Written task
Each line below should be retyped exactly, with no pictures.

Records shown
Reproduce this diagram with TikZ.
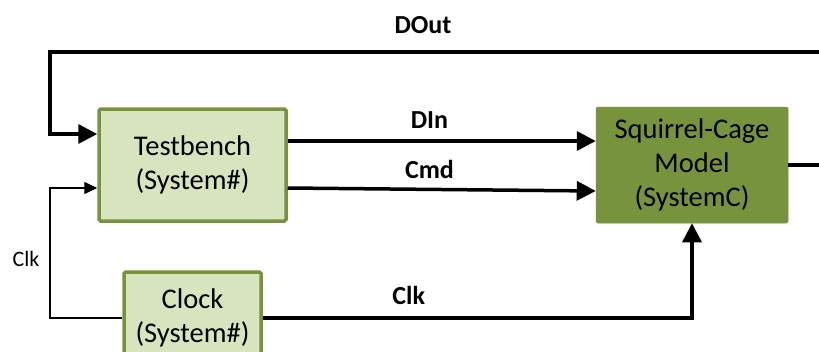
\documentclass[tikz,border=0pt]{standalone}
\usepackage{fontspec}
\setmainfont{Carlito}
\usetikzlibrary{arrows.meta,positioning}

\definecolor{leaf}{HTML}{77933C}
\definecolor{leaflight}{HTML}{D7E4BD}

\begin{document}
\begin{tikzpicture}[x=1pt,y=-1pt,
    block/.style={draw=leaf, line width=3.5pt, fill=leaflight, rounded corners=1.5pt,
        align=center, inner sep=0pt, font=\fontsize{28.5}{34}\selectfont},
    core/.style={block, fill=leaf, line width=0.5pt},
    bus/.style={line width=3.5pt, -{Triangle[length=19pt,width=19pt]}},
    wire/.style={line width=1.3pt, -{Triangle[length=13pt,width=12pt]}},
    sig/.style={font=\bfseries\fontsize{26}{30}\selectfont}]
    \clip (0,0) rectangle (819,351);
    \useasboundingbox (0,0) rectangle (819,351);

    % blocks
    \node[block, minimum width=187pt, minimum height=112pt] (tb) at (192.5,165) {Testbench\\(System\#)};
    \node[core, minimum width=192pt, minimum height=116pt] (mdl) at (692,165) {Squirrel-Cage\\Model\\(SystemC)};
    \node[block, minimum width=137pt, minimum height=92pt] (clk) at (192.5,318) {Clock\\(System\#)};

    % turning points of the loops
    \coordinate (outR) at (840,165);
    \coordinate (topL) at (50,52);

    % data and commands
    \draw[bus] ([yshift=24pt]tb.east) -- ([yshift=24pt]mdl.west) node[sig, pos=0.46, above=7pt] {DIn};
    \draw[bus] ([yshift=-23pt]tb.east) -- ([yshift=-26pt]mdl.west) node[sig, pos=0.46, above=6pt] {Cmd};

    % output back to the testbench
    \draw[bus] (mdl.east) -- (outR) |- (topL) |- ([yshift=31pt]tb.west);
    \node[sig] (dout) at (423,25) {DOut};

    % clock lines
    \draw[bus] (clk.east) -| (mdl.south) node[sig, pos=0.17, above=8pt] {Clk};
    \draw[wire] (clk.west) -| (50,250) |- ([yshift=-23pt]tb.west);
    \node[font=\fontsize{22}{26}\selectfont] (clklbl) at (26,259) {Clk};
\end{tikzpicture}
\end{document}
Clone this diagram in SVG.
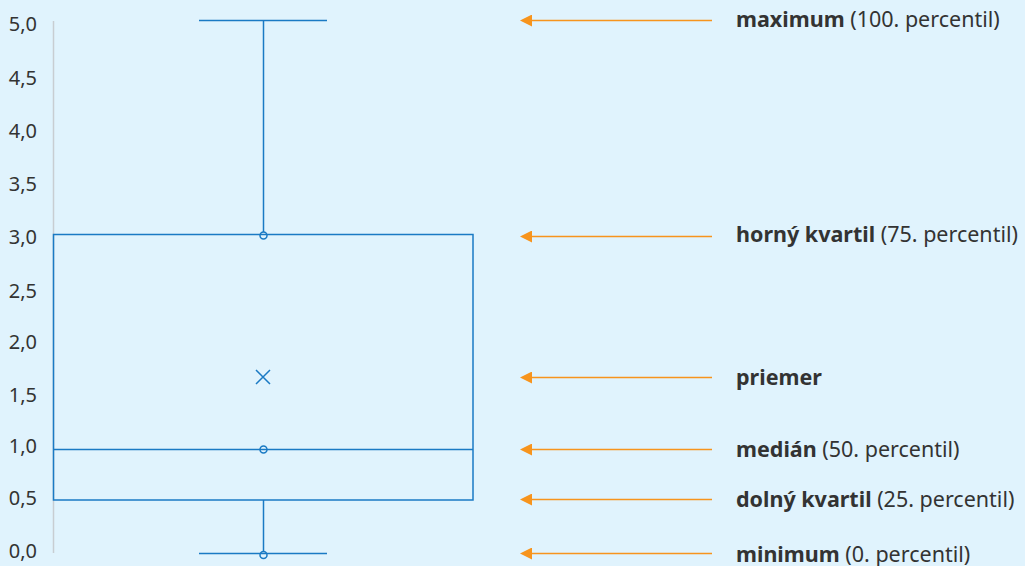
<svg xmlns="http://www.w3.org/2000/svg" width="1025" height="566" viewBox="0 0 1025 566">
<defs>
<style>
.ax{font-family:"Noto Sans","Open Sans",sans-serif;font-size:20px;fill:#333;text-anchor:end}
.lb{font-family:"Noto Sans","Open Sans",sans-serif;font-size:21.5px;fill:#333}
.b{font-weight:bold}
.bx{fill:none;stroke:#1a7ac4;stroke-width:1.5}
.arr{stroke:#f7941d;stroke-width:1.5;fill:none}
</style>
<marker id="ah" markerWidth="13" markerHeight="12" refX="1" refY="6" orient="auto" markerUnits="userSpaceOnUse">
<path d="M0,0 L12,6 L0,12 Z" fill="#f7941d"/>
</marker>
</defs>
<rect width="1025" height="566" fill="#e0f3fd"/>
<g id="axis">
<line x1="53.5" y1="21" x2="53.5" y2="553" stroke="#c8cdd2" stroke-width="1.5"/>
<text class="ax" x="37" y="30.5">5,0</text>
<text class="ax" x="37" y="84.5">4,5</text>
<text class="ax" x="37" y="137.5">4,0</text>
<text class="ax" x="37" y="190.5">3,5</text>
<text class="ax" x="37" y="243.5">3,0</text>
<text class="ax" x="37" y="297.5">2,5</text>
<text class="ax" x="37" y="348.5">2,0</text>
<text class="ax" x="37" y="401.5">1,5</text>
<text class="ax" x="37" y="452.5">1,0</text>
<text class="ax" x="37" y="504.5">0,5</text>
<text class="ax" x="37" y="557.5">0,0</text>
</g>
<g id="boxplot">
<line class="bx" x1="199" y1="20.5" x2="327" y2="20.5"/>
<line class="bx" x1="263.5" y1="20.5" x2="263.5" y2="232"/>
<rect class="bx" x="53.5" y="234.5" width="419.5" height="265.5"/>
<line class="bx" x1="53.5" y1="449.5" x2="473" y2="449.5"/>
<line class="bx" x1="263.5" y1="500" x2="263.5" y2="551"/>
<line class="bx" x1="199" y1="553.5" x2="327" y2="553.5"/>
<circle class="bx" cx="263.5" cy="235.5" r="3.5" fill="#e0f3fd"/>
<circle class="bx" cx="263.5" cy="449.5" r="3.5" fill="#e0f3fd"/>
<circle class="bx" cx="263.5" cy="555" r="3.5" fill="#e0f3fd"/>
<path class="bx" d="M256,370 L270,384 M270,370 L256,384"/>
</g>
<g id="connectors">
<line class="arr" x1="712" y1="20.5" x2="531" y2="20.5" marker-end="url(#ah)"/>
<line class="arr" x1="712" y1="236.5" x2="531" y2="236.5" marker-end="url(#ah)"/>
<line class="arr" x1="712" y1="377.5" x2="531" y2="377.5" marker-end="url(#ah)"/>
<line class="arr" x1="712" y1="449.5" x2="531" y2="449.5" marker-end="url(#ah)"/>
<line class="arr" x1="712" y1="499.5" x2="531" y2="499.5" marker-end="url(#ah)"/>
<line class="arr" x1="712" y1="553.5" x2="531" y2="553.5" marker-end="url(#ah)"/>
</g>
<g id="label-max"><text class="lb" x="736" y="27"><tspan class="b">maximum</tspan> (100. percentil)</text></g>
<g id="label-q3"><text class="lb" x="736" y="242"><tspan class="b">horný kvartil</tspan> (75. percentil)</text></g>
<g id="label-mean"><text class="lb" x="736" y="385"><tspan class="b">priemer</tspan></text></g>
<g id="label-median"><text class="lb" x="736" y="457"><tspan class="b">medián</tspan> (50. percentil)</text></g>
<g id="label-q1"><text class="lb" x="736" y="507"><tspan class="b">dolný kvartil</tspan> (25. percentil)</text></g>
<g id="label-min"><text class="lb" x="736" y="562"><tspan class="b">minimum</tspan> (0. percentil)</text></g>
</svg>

Full output
Reproduce this diagram with TikZ.
\documentclass[tikz,border=0pt]{standalone}
\usepackage{fontspec}
\setmainfont{Carlito}
\usetikzlibrary{arrows.meta,positioning}

\definecolor{leaf}{HTML}{77933C}
\definecolor{leaflight}{HTML}{D7E4BD}

\begin{document}
\begin{tikzpicture}[x=1pt,y=-1pt,
    block/.style={draw=leaf, line width=3.5pt, fill=leaflight, rounded corners=1.5pt,
        align=center, inner sep=0pt, font=\fontsize{28.5}{34}\selectfont},
    core/.style={block, fill=leaf, line width=0.5pt},
    bus/.style={line width=3.5pt, -{Triangle[length=19pt,width=19pt]}},
    wire/.style={line width=1.3pt, -{Triangle[length=13pt,width=12pt]}},
    sig/.style={font=\bfseries\fontsize{26}{30}\selectfont}]
    \clip (0,0) rectangle (819,351);
    \useasboundingbox (0,0) rectangle (819,351);

    % blocks
    \node[block, minimum width=187pt, minimum height=112pt] (tb) at (192.5,165) {Testbench\\(System\#)};
    \node[core, minimum width=192pt, minimum height=116pt] (mdl) at (692,165) {Squirrel-Cage\\Model\\(SystemC)};
    \node[block, minimum width=137pt, minimum height=92pt] (clk) at (192.5,318) {Clock\\(System\#)};

    % turning points of the loops
    \coordinate (outR) at (840,165);
    \coordinate (topL) at (50,52);

    % data and commands
    \draw[bus] ([yshift=24pt]tb.east) -- ([yshift=24pt]mdl.west) node[sig, pos=0.46, above=7pt] {DIn};
    \draw[bus] ([yshift=-23pt]tb.east) -- ([yshift=-26pt]mdl.west) node[sig, pos=0.46, above=6pt] {Cmd};

    % output back to the testbench
    \draw[bus] (mdl.east) -- (outR) |- (topL) |- ([yshift=31pt]tb.west);
    \node[sig] (dout) at (423,25) {DOut};

    % clock lines
    \draw[bus] (clk.east) -| (mdl.south) node[sig, pos=0.17, above=8pt] {Clk};
    \draw[wire] (clk.west) -| (50,250) |- ([yshift=-23pt]tb.west);
    \node[font=\fontsize{22}{26}\selectfont] (clklbl) at (26,259) {Clk};
\end{tikzpicture}
\end{document}
Clone this diagram in SVG.
<svg xmlns="http://www.w3.org/2000/svg" width="1025" height="566" viewBox="0 0 1025 566">
<defs>
<style>
.ax{font-family:"Noto Sans","Open Sans",sans-serif;font-size:20px;fill:#333;text-anchor:end}
.lb{font-family:"Noto Sans","Open Sans",sans-serif;font-size:21.5px;fill:#333}
.b{font-weight:bold}
.bx{fill:none;stroke:#1a7ac4;stroke-width:1.5}
.arr{stroke:#f7941d;stroke-width:1.5;fill:none}
</style>
<marker id="ah" markerWidth="13" markerHeight="12" refX="1" refY="6" orient="auto" markerUnits="userSpaceOnUse">
<path d="M0,0 L12,6 L0,12 Z" fill="#f7941d"/>
</marker>
</defs>
<rect width="1025" height="566" fill="#e0f3fd"/>
<g id="axis">
<line x1="53.5" y1="21" x2="53.5" y2="553" stroke="#c8cdd2" stroke-width="1.5"/>
<text class="ax" x="37" y="30.5">5,0</text>
<text class="ax" x="37" y="84.5">4,5</text>
<text class="ax" x="37" y="137.5">4,0</text>
<text class="ax" x="37" y="190.5">3,5</text>
<text class="ax" x="37" y="243.5">3,0</text>
<text class="ax" x="37" y="297.5">2,5</text>
<text class="ax" x="37" y="348.5">2,0</text>
<text class="ax" x="37" y="401.5">1,5</text>
<text class="ax" x="37" y="452.5">1,0</text>
<text class="ax" x="37" y="504.5">0,5</text>
<text class="ax" x="37" y="557.5">0,0</text>
</g>
<g id="boxplot">
<line class="bx" x1="199" y1="20.5" x2="327" y2="20.5"/>
<line class="bx" x1="263.5" y1="20.5" x2="263.5" y2="232"/>
<rect class="bx" x="53.5" y="234.5" width="419.5" height="265.5"/>
<line class="bx" x1="53.5" y1="449.5" x2="473" y2="449.5"/>
<line class="bx" x1="263.5" y1="500" x2="263.5" y2="551"/>
<line class="bx" x1="199" y1="553.5" x2="327" y2="553.5"/>
<circle class="bx" cx="263.5" cy="235.5" r="3.5" fill="#e0f3fd"/>
<circle class="bx" cx="263.5" cy="449.5" r="3.5" fill="#e0f3fd"/>
<circle class="bx" cx="263.5" cy="555" r="3.5" fill="#e0f3fd"/>
<path class="bx" d="M256,370 L270,384 M270,370 L256,384"/>
</g>
<g id="connectors">
<line class="arr" x1="712" y1="20.5" x2="531" y2="20.5" marker-end="url(#ah)"/>
<line class="arr" x1="712" y1="236.5" x2="531" y2="236.5" marker-end="url(#ah)"/>
<line class="arr" x1="712" y1="377.5" x2="531" y2="377.5" marker-end="url(#ah)"/>
<line class="arr" x1="712" y1="449.5" x2="531" y2="449.5" marker-end="url(#ah)"/>
<line class="arr" x1="712" y1="499.5" x2="531" y2="499.5" marker-end="url(#ah)"/>
<line class="arr" x1="712" y1="553.5" x2="531" y2="553.5" marker-end="url(#ah)"/>
</g>
<g id="label-max"><text class="lb" x="736" y="27"><tspan class="b">maximum</tspan> (100. percentil)</text></g>
<g id="label-q3"><text class="lb" x="736" y="242"><tspan class="b">horný kvartil</tspan> (75. percentil)</text></g>
<g id="label-mean"><text class="lb" x="736" y="385"><tspan class="b">priemer</tspan></text></g>
<g id="label-median"><text class="lb" x="736" y="457"><tspan class="b">medián</tspan> (50. percentil)</text></g>
<g id="label-q1"><text class="lb" x="736" y="507"><tspan class="b">dolný kvartil</tspan> (25. percentil)</text></g>
<g id="label-min"><text class="lb" x="736" y="562"><tspan class="b">minimum</tspan> (0. percentil)</text></g>
</svg>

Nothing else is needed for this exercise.